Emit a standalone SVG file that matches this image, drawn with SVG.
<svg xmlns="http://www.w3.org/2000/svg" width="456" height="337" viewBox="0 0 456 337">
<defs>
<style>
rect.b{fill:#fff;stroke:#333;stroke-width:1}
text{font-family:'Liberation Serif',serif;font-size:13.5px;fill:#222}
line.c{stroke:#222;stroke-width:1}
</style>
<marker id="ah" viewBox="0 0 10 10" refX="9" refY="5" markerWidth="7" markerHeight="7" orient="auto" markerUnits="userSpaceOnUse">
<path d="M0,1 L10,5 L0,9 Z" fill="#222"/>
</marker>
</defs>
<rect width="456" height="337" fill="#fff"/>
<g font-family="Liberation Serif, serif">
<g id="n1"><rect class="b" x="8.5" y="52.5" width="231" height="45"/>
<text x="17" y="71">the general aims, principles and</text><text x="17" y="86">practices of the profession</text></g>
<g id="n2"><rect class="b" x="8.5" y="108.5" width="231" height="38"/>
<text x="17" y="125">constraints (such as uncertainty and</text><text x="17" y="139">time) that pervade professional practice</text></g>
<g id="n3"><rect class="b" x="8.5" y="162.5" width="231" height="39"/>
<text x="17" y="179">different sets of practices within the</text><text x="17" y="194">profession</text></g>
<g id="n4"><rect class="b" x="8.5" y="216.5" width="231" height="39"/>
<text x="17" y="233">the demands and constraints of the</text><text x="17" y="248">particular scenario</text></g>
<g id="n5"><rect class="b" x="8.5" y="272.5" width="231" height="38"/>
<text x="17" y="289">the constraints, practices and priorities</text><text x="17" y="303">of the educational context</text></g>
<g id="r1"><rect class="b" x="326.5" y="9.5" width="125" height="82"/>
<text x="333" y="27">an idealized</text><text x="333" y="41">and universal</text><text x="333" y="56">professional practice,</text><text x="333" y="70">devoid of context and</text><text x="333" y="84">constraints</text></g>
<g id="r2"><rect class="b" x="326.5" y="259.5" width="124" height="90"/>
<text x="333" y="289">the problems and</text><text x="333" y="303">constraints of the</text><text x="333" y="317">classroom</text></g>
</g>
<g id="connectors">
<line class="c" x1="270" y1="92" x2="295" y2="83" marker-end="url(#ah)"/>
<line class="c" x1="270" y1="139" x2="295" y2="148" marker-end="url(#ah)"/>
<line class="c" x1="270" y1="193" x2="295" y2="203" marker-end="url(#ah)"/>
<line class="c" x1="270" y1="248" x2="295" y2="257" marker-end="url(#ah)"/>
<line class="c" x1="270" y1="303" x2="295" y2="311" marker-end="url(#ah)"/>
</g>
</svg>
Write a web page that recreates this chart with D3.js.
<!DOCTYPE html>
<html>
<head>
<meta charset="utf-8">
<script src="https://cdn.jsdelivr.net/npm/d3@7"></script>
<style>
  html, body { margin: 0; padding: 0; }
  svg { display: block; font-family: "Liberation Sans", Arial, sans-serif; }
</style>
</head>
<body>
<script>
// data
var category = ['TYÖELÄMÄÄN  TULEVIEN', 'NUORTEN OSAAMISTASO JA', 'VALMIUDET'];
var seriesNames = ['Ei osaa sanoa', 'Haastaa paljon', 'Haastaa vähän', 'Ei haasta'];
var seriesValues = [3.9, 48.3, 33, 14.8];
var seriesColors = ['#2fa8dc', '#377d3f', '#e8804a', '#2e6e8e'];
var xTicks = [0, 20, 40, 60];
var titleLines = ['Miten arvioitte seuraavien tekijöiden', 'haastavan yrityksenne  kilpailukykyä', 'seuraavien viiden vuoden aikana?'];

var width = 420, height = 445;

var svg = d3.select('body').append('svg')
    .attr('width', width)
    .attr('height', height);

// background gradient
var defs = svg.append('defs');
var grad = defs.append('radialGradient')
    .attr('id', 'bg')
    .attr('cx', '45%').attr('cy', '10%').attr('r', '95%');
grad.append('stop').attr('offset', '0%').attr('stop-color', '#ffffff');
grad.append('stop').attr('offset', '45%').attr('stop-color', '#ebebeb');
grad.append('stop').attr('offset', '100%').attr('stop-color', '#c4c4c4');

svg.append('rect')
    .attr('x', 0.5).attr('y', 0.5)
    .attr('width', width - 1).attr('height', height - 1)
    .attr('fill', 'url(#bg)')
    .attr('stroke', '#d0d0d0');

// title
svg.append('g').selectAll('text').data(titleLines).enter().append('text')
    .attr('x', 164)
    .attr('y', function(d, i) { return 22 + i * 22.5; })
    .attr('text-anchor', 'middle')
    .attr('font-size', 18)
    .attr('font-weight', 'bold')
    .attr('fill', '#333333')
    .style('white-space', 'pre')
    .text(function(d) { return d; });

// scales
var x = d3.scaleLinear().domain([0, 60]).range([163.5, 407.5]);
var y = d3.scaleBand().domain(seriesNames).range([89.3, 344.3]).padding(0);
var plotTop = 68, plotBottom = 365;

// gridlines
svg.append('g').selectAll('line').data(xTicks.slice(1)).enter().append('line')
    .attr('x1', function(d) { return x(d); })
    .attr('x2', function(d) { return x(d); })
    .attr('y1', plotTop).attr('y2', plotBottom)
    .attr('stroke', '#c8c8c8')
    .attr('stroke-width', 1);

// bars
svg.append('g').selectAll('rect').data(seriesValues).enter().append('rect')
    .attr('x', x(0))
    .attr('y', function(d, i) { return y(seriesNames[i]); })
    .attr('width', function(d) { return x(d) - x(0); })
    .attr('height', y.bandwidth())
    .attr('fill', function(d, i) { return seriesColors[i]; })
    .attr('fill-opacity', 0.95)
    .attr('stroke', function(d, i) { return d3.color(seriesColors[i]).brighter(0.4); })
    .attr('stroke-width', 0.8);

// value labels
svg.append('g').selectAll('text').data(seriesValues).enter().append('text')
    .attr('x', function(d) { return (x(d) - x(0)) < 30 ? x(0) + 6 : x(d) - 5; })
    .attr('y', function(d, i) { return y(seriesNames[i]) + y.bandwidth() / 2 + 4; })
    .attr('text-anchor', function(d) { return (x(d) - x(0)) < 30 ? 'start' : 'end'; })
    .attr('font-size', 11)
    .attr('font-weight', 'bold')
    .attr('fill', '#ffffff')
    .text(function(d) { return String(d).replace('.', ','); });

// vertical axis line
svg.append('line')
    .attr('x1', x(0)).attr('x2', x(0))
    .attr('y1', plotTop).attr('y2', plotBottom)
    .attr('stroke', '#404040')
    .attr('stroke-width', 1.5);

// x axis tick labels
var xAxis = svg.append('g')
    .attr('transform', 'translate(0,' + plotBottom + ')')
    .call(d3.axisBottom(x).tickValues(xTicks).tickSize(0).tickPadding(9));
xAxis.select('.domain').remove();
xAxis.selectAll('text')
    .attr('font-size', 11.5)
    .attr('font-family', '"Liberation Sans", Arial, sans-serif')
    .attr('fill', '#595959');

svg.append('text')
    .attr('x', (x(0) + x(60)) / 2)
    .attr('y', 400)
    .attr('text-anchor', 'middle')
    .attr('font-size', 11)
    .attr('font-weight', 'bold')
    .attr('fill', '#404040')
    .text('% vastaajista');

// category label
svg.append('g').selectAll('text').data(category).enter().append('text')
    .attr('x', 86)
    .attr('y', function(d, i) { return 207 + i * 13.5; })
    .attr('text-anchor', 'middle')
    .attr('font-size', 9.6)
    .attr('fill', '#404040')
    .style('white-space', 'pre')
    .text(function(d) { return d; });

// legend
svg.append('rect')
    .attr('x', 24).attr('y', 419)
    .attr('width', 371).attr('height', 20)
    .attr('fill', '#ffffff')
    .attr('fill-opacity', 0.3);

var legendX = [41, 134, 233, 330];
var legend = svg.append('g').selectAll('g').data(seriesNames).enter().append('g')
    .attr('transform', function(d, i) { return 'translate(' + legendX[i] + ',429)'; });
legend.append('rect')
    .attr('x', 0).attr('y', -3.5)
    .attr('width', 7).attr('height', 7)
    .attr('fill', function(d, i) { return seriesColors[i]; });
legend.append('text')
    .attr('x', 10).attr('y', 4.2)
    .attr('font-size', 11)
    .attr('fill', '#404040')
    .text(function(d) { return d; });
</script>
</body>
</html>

================

* [WHAT TO WORK ON] In the entries above, find every line with the word "this" and list it.

* [WORKED SOLUTION]
Emit a standalone SVG file that matches this image, drawn with SVG.
Write a web page that recreates this chart with D3.js.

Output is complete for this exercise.